Govt moots relaxation in FDI rules on JVs
The government today proposed a major relaxation in FDI rules to allow foreign firms to bring in new technology and set up new independent business without clearance from their existing local partners.business Updated: Sep 10, 2010 20:40 IST
The government on Friday proposed a major relaxation in FDI rules to allow foreign firms to bring in new technology and set up new independent business without clearance from their existing local partners.
The move is aimed at attracting foreign direct investment (FDI) into the country, which has recently slowed down.
Under the present dispensation, a foreign player who had set up a joint venture (JV) in India before January 12, 2005 but now wants to open a new business independent of the existing domestic partner faces barriers.

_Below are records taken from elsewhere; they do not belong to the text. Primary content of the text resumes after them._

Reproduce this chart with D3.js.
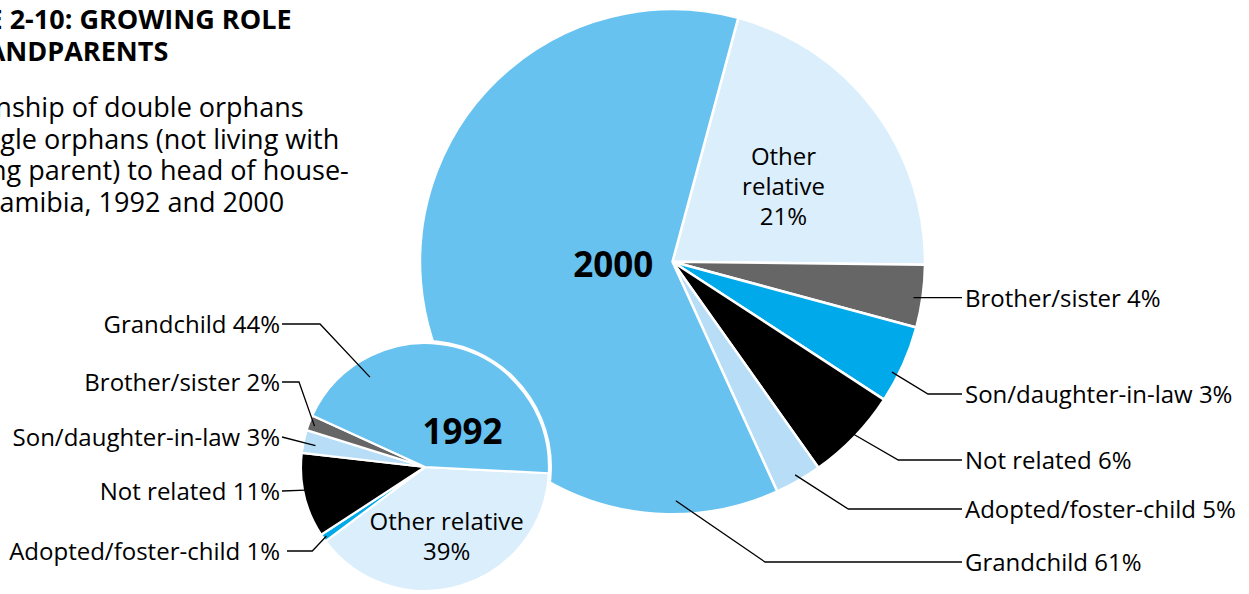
<!DOCTYPE html>
<html>
<head>
<meta charset="utf-8">
<script src="https://cdn.jsdelivr.net/npm/d3@7"></script>
<style>
  html, body { margin: 0; padding: 0; background: #ffffff; }
  svg { display: block; }
</style>
</head>
<body>
<script>
// ---------------- DATA ----------------
const categories = ["Grandchild", "Other relative", "Brother/sister", "Son/daughter-in-law", "Not related", "Adopted/foster-child"];
const values1992 = [44, 39, 2, 3, 11, 1];
const values2000 = [61, 21, 4, 3, 6, 5];
const categoryColors = ["#67c2ef", "#dbeefc", "#666666", "#b7def6", "#000000", "#00a9e9"];

// clockwise drawing order of the wedges in each pie
const wedgeOrder1992 = ["Other relative", "Adopted/foster-child", "Not related", "Son/daughter-in-law", "Brother/sister", "Grandchild"];
const wedgeOrder2000 = ["Other relative", "Brother/sister", "Adopted/foster-child", "Not related", "Son/daughter-in-law", "Grandchild"];

// outside labels, top to bottom
const labelOrder1992 = ["Grandchild", "Brother/sister", "Son/daughter-in-law", "Not related", "Adopted/foster-child"];
const labelOrder2000 = ["Brother/sister", "Son/daughter-in-law", "Not related", "Adopted/foster-child", "Grandchild"];

const titleLines = ["FIGURE 2-10: GROWING ROLE", "OF GRANDPARENTS"];
const subtitleLines = ["Relationship of double orphans", "and single orphans (not living with", "surviving parent) to head of house-", "hold, Namibia, 1992 and 2000"];

// ---------------- LAYOUT ----------------
const W = 1249, H = 594;
const FONT = "'Open Sans', 'Noto Sans', 'DejaVu Sans', sans-serif";
const pieBig = { cx: 672.5, cy: 261.7, r: 252.5, start: 15.1 };
const pieSmall = { cx: 425, cy: 467, r: 124, start: 92.9 };

// leader lines: label line y, start x of line, elbow x, anchor angle (deg) and radius fraction
const leaders1992 = [
  { y: 324,   x0: 282, ex: 320,   a: 328.5, f: 0.85 },
  { y: 382,   x0: 282, ex: 299,   a: 290.3, f: 0.95 },
  { y: 437,   x0: 282, ex: 282,   a: 281,   f: 0.90 },
  { y: 491,   x0: 282, ex: 282,   a: 259,   f: 0.98 },
  { y: 551,   x0: 287, ex: 312.3, a: 235,   f: 0.97 }
];
const leaders2000 = [
  { y: 298, ex: null,  a: 98.5,  f: 0.965 },
  { y: 394, ex: 928,   a: 116.7, f: 0.973 },
  { y: 460, ex: 898.3, a: 133.7, f: 0.985 },
  { y: 509, ex: 848.3, a: 150.1, f: 0.974 },
  { y: 562, ex: 765,   a: 179.2, f: 0.947 }
];

const rad = d => d * Math.PI / 180;
const colorScale = d3.scaleOrdinal().domain(categories).range(categoryColors);
const val1992 = new Map(categories.map((c, i) => [c, values1992[i]]));
const val2000 = new Map(categories.map((c, i) => [c, values2000[i]]));

const svg = d3.select("body").append("svg")
  .attr("width", W).attr("height", H)
  .attr("viewBox", `0 0 ${W} ${H}`);

function polar(p, angleDeg, rr) {
  return [p.cx + rr * Math.sin(rad(angleDeg)), p.cy - rr * Math.cos(rad(angleDeg))];
}

function drawPie(p, order, valMap, strokeW) {
  const pie = d3.pie().sort(null).value(d => valMap.get(d))
    .startAngle(rad(p.start)).endAngle(rad(p.start) + 2 * Math.PI);
  const arc = d3.arc().innerRadius(0).outerRadius(p.r);
  const g = svg.append("g").attr("transform", `translate(${p.cx},${p.cy})`);
  g.selectAll("path").data(pie(order)).join("path")
    .attr("d", arc)
    .attr("fill", d => colorScale(d.data))
    .attr("stroke", "#ffffff")
    .attr("stroke-width", strokeW)
    .attr("stroke-linejoin", "round");
  return g;
}

// big 2000 pie
drawPie(pieBig, wedgeOrder2000, val2000, 2.5);

// white rim behind the small pie
svg.append("circle").attr("cx", pieSmall.cx).attr("cy", pieSmall.cy)
  .attr("r", pieSmall.r + 3).attr("fill", "#ffffff");
drawPie(pieSmall, wedgeOrder1992, val1992, 2.2);

// ---------------- TEXT ----------------
const title = svg.append("g");
titleLines.forEach((t, i) => {
  title.append("text").attr("x", -94).attr("y", 29.3 + i * 31.4)
    .attr("font-family", FONT).attr("font-weight", 700).attr("font-size", 27)
    .attr("fill", "#000").text(t);
});
subtitleLines.forEach((t, i) => {
  title.append("text").attr("x", -91).attr("y", 117.3 + i * 31.5)
    .attr("font-family", FONT).attr("font-size", 27)
    .attr("fill", "#000").text(t);
});

const line = d3.line();
const LBL = 24;

// 1992 labels, left side
labelOrder1992.forEach((c, i) => {
  const L = leaders1992[i];
  svg.append("text").attr("x", 280).attr("y", L.y + 8.5)
    .attr("text-anchor", "end").attr("font-family", FONT).attr("font-size", LBL)
    .attr("fill", "#000").text(`${c} ${val1992.get(c)}%`);
  const anchor = polar(pieSmall, L.a, pieSmall.r * L.f);
  svg.append("path").attr("d", line([[L.x0, L.y], [L.ex, L.y], anchor]))
    .attr("fill", "none").attr("stroke", "#000").attr("stroke-width", 1.3);
});

// 2000 labels, right side
labelOrder2000.forEach((c, i) => {
  const L = leaders2000[i];
  svg.append("text").attr("x", 965).attr("y", L.y + 8.5)
    .attr("font-family", FONT).attr("font-size", LBL)
    .attr("fill", "#000").text(`${c} ${val2000.get(c)}%`);
  const anchor = polar(pieBig, L.a, pieBig.r * L.f);
  const pts = L.ex === null ? [anchor, [962, anchor[1]]] : [anchor, [L.ex, L.y], [962, L.y]];
  svg.append("path").attr("d", line(pts))
    .attr("fill", "none").attr("stroke", "#000").attr("stroke-width", 1.3);
});

// inner labels
const inner1992 = svg.append("text").attr("text-anchor", "middle")
  .attr("font-family", FONT).attr("font-size", LBL).attr("fill", "#000");
inner1992.append("tspan").attr("x", 446.7).attr("y", 530).text("Other relative");
inner1992.append("tspan").attr("x", 446.7).attr("y", 560).text(`${val1992.get("Other relative")}%`);

const inner2000 = svg.append("text").attr("text-anchor", "middle")
  .attr("font-family", FONT).attr("font-size", LBL).attr("fill", "#000");
inner2000.append("tspan").attr("x", 783.5).attr("y", 165).text("Other");
inner2000.append("tspan").attr("x", 783.5).attr("y", 195).text("relative");
inner2000.append("tspan").attr("x", 783.5).attr("y", 224.5).text(`${val2000.get("Other relative")}%`);

svg.append("text").attr("x", 462.5).attr("y", 444).attr("text-anchor", "middle")
  .attr("font-family", FONT).attr("font-weight", 700).attr("font-size", 35)
  .attr("fill", "#000").text("1992");
svg.append("text").attr("x", 613.3).attr("y", 276.7).attr("text-anchor", "middle")
  .attr("font-family", FONT).attr("font-weight", 700).attr("font-size", 35)
  .attr("fill", "#000").text("2000");
</script>
</body>
</html>
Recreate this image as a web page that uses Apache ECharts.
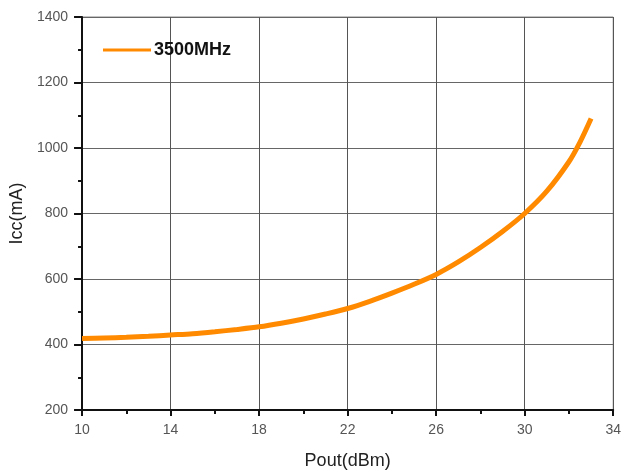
<!DOCTYPE html>
<html>
<head>
<meta charset="utf-8">
<script src="https://cdn.jsdelivr.net/npm/echarts@6/dist/echarts.min.js"></script>
<style>
  html, body { margin: 0; padding: 0; background: #fff; }
  #main { width: 624px; height: 475px; }
</style>
</head>
<body>
<div id="main"></div>
<script>
// Pout (dBm) and Icc (mA)
var pout = [10, 11, 12, 13, 14, 15, 16, 17, 18, 19, 20, 21, 22, 23, 24, 25, 26, 27, 28, 29, 30, 31, 32, 32.5, 33];
var icc  = [418, 420, 422, 425, 429, 433, 439, 446, 454, 465, 478, 493, 510, 532, 557, 584, 614, 652, 696, 745, 800, 868, 958, 1018, 1090];
var seriesName = '3500MHz';

var chart = echarts.init(document.getElementById('main'));
var font = 'Liberation Sans, Arial, sans-serif';

var pts = pout.map(function (x, i) { return [x, icc[i]]; });

chart.setOption({
    animation: false,
    grid: {
        left: 82, right: 8, top: 17, bottom: 64,
        show: true, borderColor: '#888', borderWidth: 1
    },
    legend: {
        left: 98, top: 36,
        itemWidth: 48, itemHeight: 14, itemGap: 4,
        data: [{ name: seriesName, icon: 'path://M0,6 L48,6 L48,9 L0,9 Z' }],
        textStyle: { fontFamily: font, fontSize: 18, fontWeight: 'bold', color: '#111', padding: [0, 0, 0, -2] }
    },
    xAxis: {
        type: 'value', min: 10, max: 34, interval: 4,
        name: 'Pout(dBm)', nameLocation: 'middle', nameGap: 42,
        nameTextStyle: { fontFamily: font, fontSize: 18, color: '#222' },
        axisLine: { lineStyle: { color: '#111', width: 2 } },
        axisTick: { show: true, inside: false, length: 6, lineStyle: { color: '#111', width: 2 } },
        minorTick: { show: true, splitNumber: 2, length: 4, lineStyle: { color: '#111', width: 2 } },
        axisLabel: { fontFamily: font, fontSize: 14, color: '#555', margin: 13 },
        splitLine: { show: true, lineStyle: { color: '#555', width: 1 } }
    },
    yAxis: {
        type: 'value', min: 200, max: 1400, interval: 200,
        name: 'Icc(mA)', nameLocation: 'middle', nameGap: 50,
        nameTextStyle: { fontFamily: font, fontSize: 18, color: '#222' },
        axisLine: { show: true, lineStyle: { color: '#111', width: 2 } },
        axisTick: { show: true, inside: false, length: 8, lineStyle: { color: '#111', width: 2 } },
        minorTick: { show: true, splitNumber: 2, length: 4, lineStyle: { color: '#111', width: 2 } },
        axisLabel: { fontFamily: font, fontSize: 14, color: '#555', margin: 14, formatter: function (v) { return String(v); } },
        splitLine: { show: true, lineStyle: { color: '#666', width: 1 } }
    },
    series: [{
        name: seriesName,
        type: 'line',
        data: pts,
        smooth: 0.3,
        showSymbol: false,
        color: '#FF8A00',
        lineStyle: { width: 5, color: '#FF8A00' }
    }]
});
</script>
</body>
</html>
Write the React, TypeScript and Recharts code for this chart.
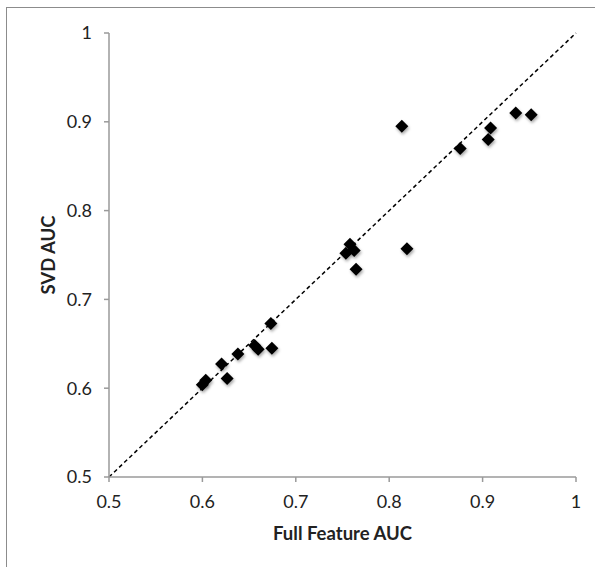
// App.tsx – SVD vs full feature AUC scatter
import React from 'react';
import {
  ScatterChart,
  Scatter,
  XAxis,
  YAxis,
  ReferenceLine,
  Label,
} from 'recharts';

// Full feature AUC (x) and SVD AUC (y)
const fullFeatureAuc = [
  0.5999, 0.6036, 0.6205, 0.6265, 0.638, 0.656, 0.6597, 0.6733, 0.6744,
  0.7536, 0.758, 0.7625, 0.7645, 0.8135, 0.819, 0.876, 0.906, 0.9085, 0.9355, 0.952,
];
const svdAuc = [
  0.604, 0.609, 0.6272, 0.611, 0.6384, 0.648, 0.644, 0.673, 0.645,
  0.752, 0.762, 0.755, 0.734, 0.895, 0.757, 0.87, 0.88, 0.893, 0.91, 0.908,
];
const axisTicks = [0.5, 0.6, 0.7, 0.8, 0.9, 1];
const diagonal = [0.5, 1];

const points = fullFeatureAuc.map((x, i) => ({ x, y: svdAuc[i] }));

const FONT = 'Lato, "Open Sans", sans-serif';
const AXIS_GREY = '#9a9a9a';

// black diamond marker with a soft shadow
const Diamond = (props: any) => {
  const { cx, cy } = props;
  const r = 6.5;
  return (
    <polygon
      points={`${cx},${cy - r} ${cx + r},${cy} ${cx},${cy + r} ${cx - r},${cy}`}
      fill="#000"
      filter="url(#markerShadow)"
    />
  );
};

export default function App() {
  return (
    <div style={{ position: 'absolute', left: 0, top: 0, width: 595, height: 567, background: '#fff' }}>
      <div
        style={{
          position: 'absolute',
          left: 6,
          top: 7,
          width: 589,
          height: 560,
          borderLeft: '1px solid #8c8c8c',
          borderTop: '1px solid #8c8c8c',
        }}
      />
      <div style={{ position: 'absolute', left: 0, top: 0 }}>
        <ScatterChart width={595} height={567} margin={{ top: 33, right: 19, left: 0, bottom: 20 }}>
          <defs>
            <filter id="markerShadow" x="-50%" y="-50%" width="200%" height="200%">
              <feDropShadow dx="1" dy="2" stdDeviation="1.5" floodColor="#000" floodOpacity="0.35" />
            </filter>
          </defs>
          <XAxis
            type="number"
            dataKey="x"
            domain={[0.5, 1]}
            ticks={axisTicks}
            tickFormatter={(v: number) => String(v)}
            height={70}
            stroke={AXIS_GREY}
            strokeWidth={1.5}
            tickSize={5}
            tickMargin={13}
            tick={{ fill: '#222', fontSize: 18, fontFamily: FONT }}
          >
            <Label
              value="Full Feature AUC"
              position="insideBottom"
              offset={7}
              style={{ fill: '#222', fontSize: 18.5, fontWeight: 700, fontFamily: FONT }}
            />
          </XAxis>
          <YAxis
            type="number"
            dataKey="y"
            domain={[0.5, 1]}
            ticks={axisTicks}
            tickFormatter={(v: number) => String(v)}
            width={109}
            stroke={AXIS_GREY}
            strokeWidth={1.5}
            tickSize={5}
            tickMargin={12}
            tick={{ fill: '#222', fontSize: 18, fontFamily: FONT }}
          >
            <Label
              value="SVD AUC"
              position="center"
              angle={-90}
              dx={-6}
              style={{ fill: '#222', fontSize: 18.5, fontWeight: 700, fontFamily: FONT, textAnchor: 'middle' }}
            />
          </YAxis>
          <ReferenceLine
            segment={[
              { x: diagonal[0], y: diagonal[0] },
              { x: diagonal[1], y: diagonal[1] },
            ]}
            stroke="#000"
            strokeWidth={1.5}
            strokeDasharray="4 3"
          />
          <Scatter data={points} shape={Diamond} isAnimationActive={false} />
        </ScatterChart>
      </div>
    </div>
  );
}
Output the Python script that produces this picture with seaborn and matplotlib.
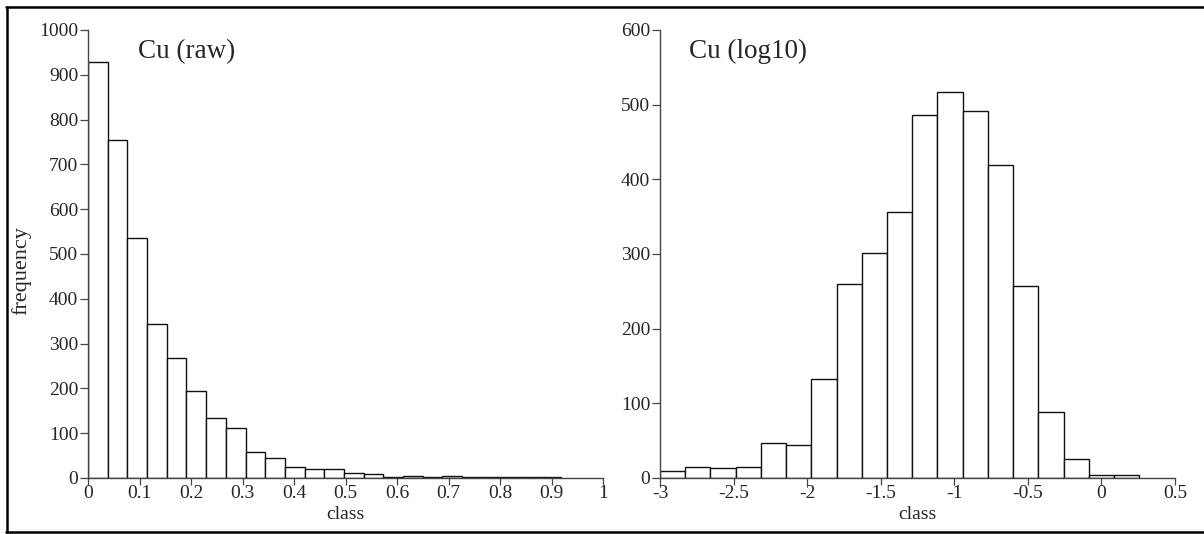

The foreign player not only needs the government approval but also a 'no-objection certificate' from the domestic partner to the effect that the new forays would not "jeopardise" interest of the existing JV.
"The proposal is a welcome move it will attract more and more FDI and will also bring in high quality products for Indian consumers at competitive price," Naresh Makhijani, Executive Director, KPMG said.
The FDI rules proposed to be relaxed were not applicable to the joint ventures entered after January 12, 2005. Thus, the changes would help foreign investors who entered JVs before this date.
Suggesting abolition of this rule, the Department of Industrial Policy and Promotion (DIPP) said in a discussion paper, "There is a need to examine whether such a conditionality continues to be relevant in the present day context."
Alternatively, it has suggested that the stipulation of no-objection from the domestic partner should not be applicable to JVs which are 10-year old.
It has invited comments from the stakeholders till October 15.
The move follows representations from foreign investors pointing out that their domestic partners were using a string of press notes since 1998 "as a means of extracting unreasonable prices/commercial advantage. These press notes had become a stumbling block for further FDI coming into the country."
The DIPP, the nodal agency for FDI related matters, said India has entered into a number of free trade agreements and several others are under negotiations.
"In such a scenario if an industry (FDI) is discouraged from being set up in India, it could be set up in a neighbouring country with whom a trade agreement exists or is being negotiated," it said.
India received $ 25.8 billion FDI in 2009-10.
After a pick up in the first two months of the current fiscal, the inflows have slowed down for June and July.